The concept has also been called “cushioning” ― as in, “I have a Plan B ready to cushion the blow if Meg and I don’t work out.”
It’s more than just a “what-if” situation, though. Backburner relationships require relatively frequent communication, Jayson Dibble, the 2014 study’s lead author and an assistant professor of communication at Hope College, told The Atlantic at the time.
These affairs of the heart ― and of the imagination ― make sense from an evolutionary standpoint: If the goal is to have as many options as possible for reproduction, the occasional Instagram “like” and “wanna get coffee?” text is easy enough to maintain. At the same time, you ensure your future offspring will have someone to care for them by staying with your partner.
Marriage and family therapist Elisabeth LaMotte likens cushioning to a “pre-meditated version of rebounding.”
Cushioning typically indicates an inability to exist without a relationship, she said. And more often than not, our backburner fulfills (or seems to fulfill) something that’s missing in our primary relationship.
“With cushioning, you’re usually cultivating a secret flirtation with someone who represents an exaggerated rebellion against challenges in one’s current relationship. For example, someone who is dating a successful but anxious partner might cushion with a relaxed partner who is unable to keep a job,” she said. “But cushioning denies both parties a chance to see if the anxiousness (or any other challenges) might be lessened through communication and effort with our primary partners.”
We imagine the grass is greener on the other side ― and in the process, we short-shrift what very well may be a solid relationship. Once pursued, backburner relationships are subject to the same frustrating, everyday complications any other couple experiences.
Sometimes, the relationship peters out quickly or forces you to grapple with your own unresolved issues. This was the case for comedian and writer Xaxier Toby. Six years ago, Toby pursued a relationship with a friend of a friend he’d always had “If only I were single...” thoughts about.
“They provide a little jolt of validation that you might be missing in your relationship due to turmoil, but that’s all they’ll ever be. They’re like sugar. Instantly gratifying, addictive, but without any nutritional value.”
“I’d just been dumped and instead of dealing with that, I leaped straight to the backburner,” said Toby, who has written a number of comedy books including Mining My Own Business.

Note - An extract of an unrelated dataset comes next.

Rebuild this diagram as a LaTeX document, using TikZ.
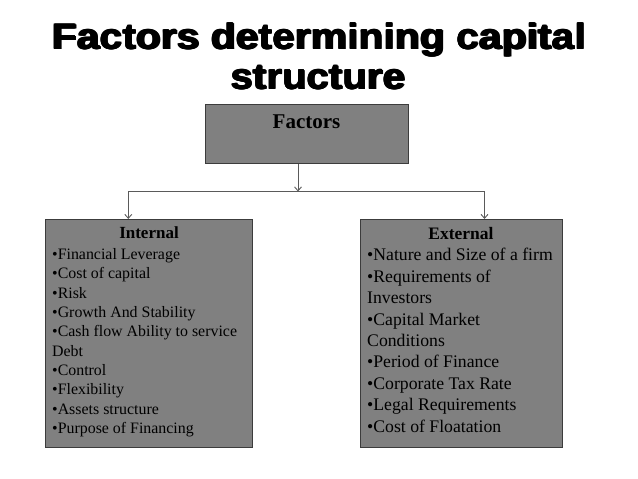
\documentclass[tikz,border=0pt]{standalone}
\usepackage{fontspec}
\setmainfont{Liberation Serif}
\newfontfamily\titlefont{Liberation Sans Bold}
\newcommand\heavytext[1]{\rlap{#1}\rlap{\kern0.6pt#1}\rlap{\raisebox{0.6pt}{#1}}\rlap{\raisebox{0.6pt}{\kern0.6pt#1}}\rlap{\raisebox{-0.4pt}{\kern0.3pt#1}}\kern1.2pt#1}
\usetikzlibrary{arrows.meta}
\definecolor{boxfill}{HTML}{808080}
\definecolor{boxline}{HTML}{3C3C3C}
\definecolor{conn}{HTML}{5A5A5A}
\tikzset{
  titletext/.style={inner sep=0pt, anchor=base, font=\titlefont\fontsize{35}{40}\selectfont},
  graybox/.style={draw=boxline, line width=1.2pt, fill=boxfill, inner sep=0pt, anchor=north west},
  headtext/.style={inner sep=0pt, anchor=base, font=\bfseries\fontsize{#1}{#1}\selectfont},
  listtext/.style={inner sep=0pt, anchor=north west, align=left},
  conline/.style={draw=conn, line width=0.9pt},
  conarrow/.style={conline, -{Straight Barb[length=4pt,width=7pt]}}
}
\begin{document}
\begin{tikzpicture}[x=1pt,y=-1pt]
\useasboundingbox (0,0) rectangle (638,479);
% title
\node[titletext] (t1) at (319.5,49) {\scalebox{1.168}[1.02]{\heavytext{Factors determining capital}}};
\node[titletext] (t2) at (318.5,89) {\scalebox{1.15}[1.02]{\heavytext{structure}}};
% boxes
\node[graybox, minimum width=203pt, minimum height=59pt] (factors) at (205,104) {};
\node[headtext=21] (factorsT) at (306.5,128) {Factors};
\node[graybox, minimum width=207pt, minimum height=228pt] (internal) at (45,219) {};
\node[graybox, minimum width=202pt, minimum height=228pt] (external) at (360,219) {};
\node[headtext=17] (internalT) at (149,238.5) {Internal};
\node[headtext=17.5] (externalT) at (461,239.5) {External};
\node[listtext, font=\fontsize{15.9}{19.33}\selectfont] (internalL) at (52,248.3) {%
•Financial Leverage\\
•Cost of capital\\
•Risk\\
•Growth And Stability\\
•Cash flow Ability to service\\
Debt\\
•Control\\
•Flexibility\\
•Assets structure\\
•Purpose of Financing};
\node[listtext, font=\fontsize{17.7}{21.4}\selectfont] (externalL) at (367,248.3) {%
•Nature and Size of a firm\\
•Requirements of\\
Investors\\
•Capital Market\\
Conditions\\
•Period of Finance\\
•Corporate Tax Rate\\
•Legal Requirements\\
•Cost of Floatation};
% connectors
\coordinate (j) at (298,191.5);
\coordinate (jl) at (128.3,191.5);
\coordinate (jr) at (484.5,191.5);
\draw[conarrow] (factors.south -| j) -- (j);
\draw[conline] (jl) -- (jr);
\draw[conarrow] (jl) -- (internal.north -| jl);
\draw[conarrow] (jr) -- (external.north -| jr);
\end{tikzpicture}
\end{document}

“It didn’t go anywhere, of course, and just delayed me dealing with the pain of a breakup, with the bonus of unfairly messing with someone and involving them in the emotional mess that was me at that time,” he added.

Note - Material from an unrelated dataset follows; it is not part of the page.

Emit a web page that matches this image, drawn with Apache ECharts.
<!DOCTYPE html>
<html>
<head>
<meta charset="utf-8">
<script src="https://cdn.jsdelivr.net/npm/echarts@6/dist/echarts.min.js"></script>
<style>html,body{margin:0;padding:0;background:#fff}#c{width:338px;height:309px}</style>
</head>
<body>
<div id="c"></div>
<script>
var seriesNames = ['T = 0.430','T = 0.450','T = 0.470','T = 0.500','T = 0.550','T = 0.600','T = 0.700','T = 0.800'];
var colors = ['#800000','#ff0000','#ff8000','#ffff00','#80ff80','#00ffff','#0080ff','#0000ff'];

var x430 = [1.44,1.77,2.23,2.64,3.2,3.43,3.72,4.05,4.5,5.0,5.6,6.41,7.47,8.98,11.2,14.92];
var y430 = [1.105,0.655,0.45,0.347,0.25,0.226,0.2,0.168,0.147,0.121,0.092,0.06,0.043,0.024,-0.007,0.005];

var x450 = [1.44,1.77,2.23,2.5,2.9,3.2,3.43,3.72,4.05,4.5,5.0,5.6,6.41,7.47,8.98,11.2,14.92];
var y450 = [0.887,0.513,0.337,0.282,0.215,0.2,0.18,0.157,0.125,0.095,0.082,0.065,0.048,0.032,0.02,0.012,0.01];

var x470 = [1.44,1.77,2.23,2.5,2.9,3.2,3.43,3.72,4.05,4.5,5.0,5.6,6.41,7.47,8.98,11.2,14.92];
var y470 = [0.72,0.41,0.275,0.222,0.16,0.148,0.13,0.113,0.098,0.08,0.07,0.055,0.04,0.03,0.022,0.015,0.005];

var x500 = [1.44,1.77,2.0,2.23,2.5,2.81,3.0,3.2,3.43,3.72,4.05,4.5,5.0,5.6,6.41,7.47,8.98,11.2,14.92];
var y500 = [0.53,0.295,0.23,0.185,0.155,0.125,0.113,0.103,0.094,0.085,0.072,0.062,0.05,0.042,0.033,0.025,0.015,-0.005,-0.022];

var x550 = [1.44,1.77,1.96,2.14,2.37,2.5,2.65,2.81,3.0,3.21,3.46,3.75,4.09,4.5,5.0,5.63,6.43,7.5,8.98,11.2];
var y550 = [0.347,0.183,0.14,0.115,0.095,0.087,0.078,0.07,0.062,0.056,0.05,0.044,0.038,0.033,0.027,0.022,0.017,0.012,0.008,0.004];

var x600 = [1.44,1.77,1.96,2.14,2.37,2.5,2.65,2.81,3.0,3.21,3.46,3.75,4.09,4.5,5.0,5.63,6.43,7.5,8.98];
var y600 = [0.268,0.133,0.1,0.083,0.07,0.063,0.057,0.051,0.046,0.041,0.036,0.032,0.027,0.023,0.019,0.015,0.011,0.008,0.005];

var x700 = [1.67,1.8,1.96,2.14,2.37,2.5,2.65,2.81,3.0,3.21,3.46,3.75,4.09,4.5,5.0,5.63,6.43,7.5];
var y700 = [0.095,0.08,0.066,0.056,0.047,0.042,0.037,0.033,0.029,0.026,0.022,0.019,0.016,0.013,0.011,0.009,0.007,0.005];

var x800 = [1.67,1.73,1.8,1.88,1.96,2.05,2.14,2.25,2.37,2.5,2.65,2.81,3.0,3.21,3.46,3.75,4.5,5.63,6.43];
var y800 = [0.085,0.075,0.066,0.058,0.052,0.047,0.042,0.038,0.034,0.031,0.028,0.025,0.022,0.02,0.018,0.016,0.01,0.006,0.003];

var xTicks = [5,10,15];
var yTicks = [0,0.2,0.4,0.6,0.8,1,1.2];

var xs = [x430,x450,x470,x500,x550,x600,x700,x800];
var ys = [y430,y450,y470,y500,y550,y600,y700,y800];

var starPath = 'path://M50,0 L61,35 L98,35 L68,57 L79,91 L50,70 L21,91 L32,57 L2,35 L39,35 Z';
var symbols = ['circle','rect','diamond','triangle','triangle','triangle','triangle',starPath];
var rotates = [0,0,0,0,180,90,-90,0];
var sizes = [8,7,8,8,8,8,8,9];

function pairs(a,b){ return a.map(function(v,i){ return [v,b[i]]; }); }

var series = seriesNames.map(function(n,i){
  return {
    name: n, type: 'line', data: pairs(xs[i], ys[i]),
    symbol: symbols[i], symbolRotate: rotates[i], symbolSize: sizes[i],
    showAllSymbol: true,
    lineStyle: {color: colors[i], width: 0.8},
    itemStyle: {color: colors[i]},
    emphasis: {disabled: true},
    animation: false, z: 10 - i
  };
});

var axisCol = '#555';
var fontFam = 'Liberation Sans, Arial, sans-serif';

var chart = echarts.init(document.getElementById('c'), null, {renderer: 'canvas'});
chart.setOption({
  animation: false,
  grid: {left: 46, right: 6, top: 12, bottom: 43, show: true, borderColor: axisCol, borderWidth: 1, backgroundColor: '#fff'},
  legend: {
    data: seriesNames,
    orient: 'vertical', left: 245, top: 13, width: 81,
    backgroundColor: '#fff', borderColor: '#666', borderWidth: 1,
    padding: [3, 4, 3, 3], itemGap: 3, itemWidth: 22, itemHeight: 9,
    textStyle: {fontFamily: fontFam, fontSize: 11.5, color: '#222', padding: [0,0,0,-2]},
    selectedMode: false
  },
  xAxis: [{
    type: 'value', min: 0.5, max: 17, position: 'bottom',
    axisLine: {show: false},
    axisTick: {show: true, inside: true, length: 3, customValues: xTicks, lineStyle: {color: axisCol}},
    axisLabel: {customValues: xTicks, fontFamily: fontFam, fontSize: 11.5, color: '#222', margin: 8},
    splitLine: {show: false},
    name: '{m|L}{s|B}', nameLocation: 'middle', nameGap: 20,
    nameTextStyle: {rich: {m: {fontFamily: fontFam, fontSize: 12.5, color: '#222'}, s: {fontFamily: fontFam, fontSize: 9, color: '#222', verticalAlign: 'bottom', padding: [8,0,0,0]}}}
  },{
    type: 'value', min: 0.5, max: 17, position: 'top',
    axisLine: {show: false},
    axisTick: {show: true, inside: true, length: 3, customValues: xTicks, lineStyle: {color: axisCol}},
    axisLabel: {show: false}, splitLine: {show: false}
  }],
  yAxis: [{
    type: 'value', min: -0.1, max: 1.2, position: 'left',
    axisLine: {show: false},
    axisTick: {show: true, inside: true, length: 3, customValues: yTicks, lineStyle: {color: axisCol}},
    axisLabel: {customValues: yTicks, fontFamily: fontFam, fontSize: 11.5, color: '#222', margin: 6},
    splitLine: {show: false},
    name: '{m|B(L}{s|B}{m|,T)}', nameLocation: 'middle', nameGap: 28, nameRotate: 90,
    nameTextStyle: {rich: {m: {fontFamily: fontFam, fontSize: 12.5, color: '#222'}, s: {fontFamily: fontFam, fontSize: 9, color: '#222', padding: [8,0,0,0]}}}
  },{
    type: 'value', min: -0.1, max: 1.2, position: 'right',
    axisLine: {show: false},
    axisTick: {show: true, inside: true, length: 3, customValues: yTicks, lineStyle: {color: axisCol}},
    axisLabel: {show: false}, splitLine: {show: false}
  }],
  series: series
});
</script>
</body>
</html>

Toby said he now understands why backburner relationships are so common.
“They provide a little jolt of validation that you might be missing in your relationship due to turmoil, but that’s all they’ll ever be,” he said. “They’re like sugar. Instantly gratifying, addictive, but without any nutritional value.”
Cushioning is unfair to both your current partner and the person acting as your cushion, said Samantha Burns, a dating coach and the author of Breaking Up & Bouncing Back. They’re also unhealthy for you.
“Cushioning stems from a place of insecurity, or underlying feelings of dissatisfaction in your current relationship,” she said. “If you’re cushioning, ask yourself why you need the outside attention and validation. Is it making up for some needs that are not being met in your relationship? Is it distracting you from acknowledging that you’re unhappy or disconnected from your partner?”
Take your time if you need it. But if you realize you want to refocus on your primary relationship, do so with intentionality.
“When you’re more insightful and mindful about your thoughts and feelings, you can figure out if you want to remain in your relationship and communicate with your partner instead of going outside the boundaries of your relationship,” Burns said. “Successful couples turn inwards, not outwards.”